Joblib is designed specifically to wrap around multiprocessing for the purposes of simple parallel looping. I suggest using that instead of grappling with multiprocessing directly.
The simple case looks something like this:
from joblib import Parallel, delayed
Parallel(n_jobs=2)(delayed(foo)(i**2) for i in range(10)) # n_jobs = number of processes
The syntax is simple once you understand it. We are using generator syntax in which delayed is used to call function foo with its arguments contained in the parentheses that follow.
In your case, you should either rewrite your for loop with generator syntax, or define another function (i.e. 'worker' function) to perform the operations of a single loop iteration and place that into the generator syntax of a call to Parallel.
In the later case, you would do something like:
Parallel(n_jobs=2)(delayed(foo)(parameters) for x in range(i,j))
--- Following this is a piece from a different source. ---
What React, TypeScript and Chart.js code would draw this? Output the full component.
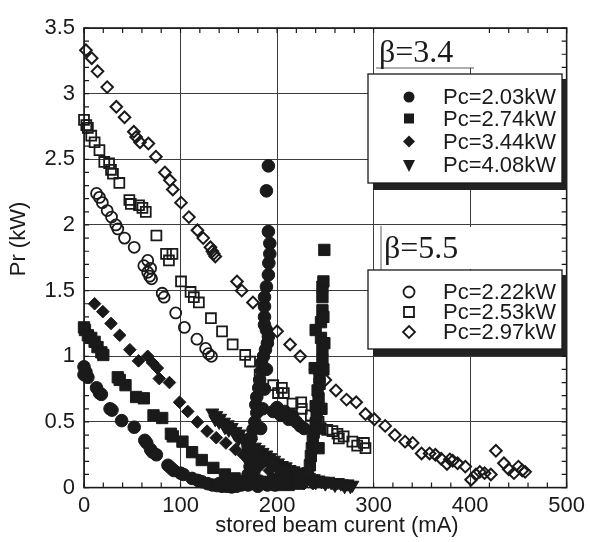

where foo is a function you define to handle the body of your for loop. Note that you do not want to append to a list, since Parallel is returning a list anyway.
In this case, you probably want to define a simple function to perform the calculation and get localResult.
def getLocalResult(args):
""" Do whatever you want in this func.
The point is that it takes x,i,j and
returns localResult
"""
x,i,j = args #unpack args
return doSomething(x,i,j)
Now in your computation function, you just create a pool of workers and map the local results:
import multiprocessing
def computation(np=4):
""" np is number of processes to fork """
p = multiprocessing.Pool(np)
output = p.map(getLocalResults, [(x,i,j) for x in range(i,j)] )
return output
I've removed the global here because it's unnecessary (globals are usually unnecessary). In your calling routine you should just do output.extend(computation(np=4)) or something similar.
EDIT
Here's a "working" example of your code:
from multiprocessing import Pool
def computation(args):
length, startPosition, npoints = args
print(args)
length = 100
np=4
p = Pool(processes=np)
p.map(computation, [(startPosition,startPosition+length//np, length//np) for startPosition in range(0, length, length//np)])
Note that what you had didn't work because you were using an instance method as your function. multiprocessing starts new processes and sends the information between processes via pickle, therefore, only objects which can be pickled can be used. Note that it really doesn't make sense to use an instance method anyway. Each process is a copy of the parent, so any changes to state which happen in the processes do not propagate back to the parent anyway.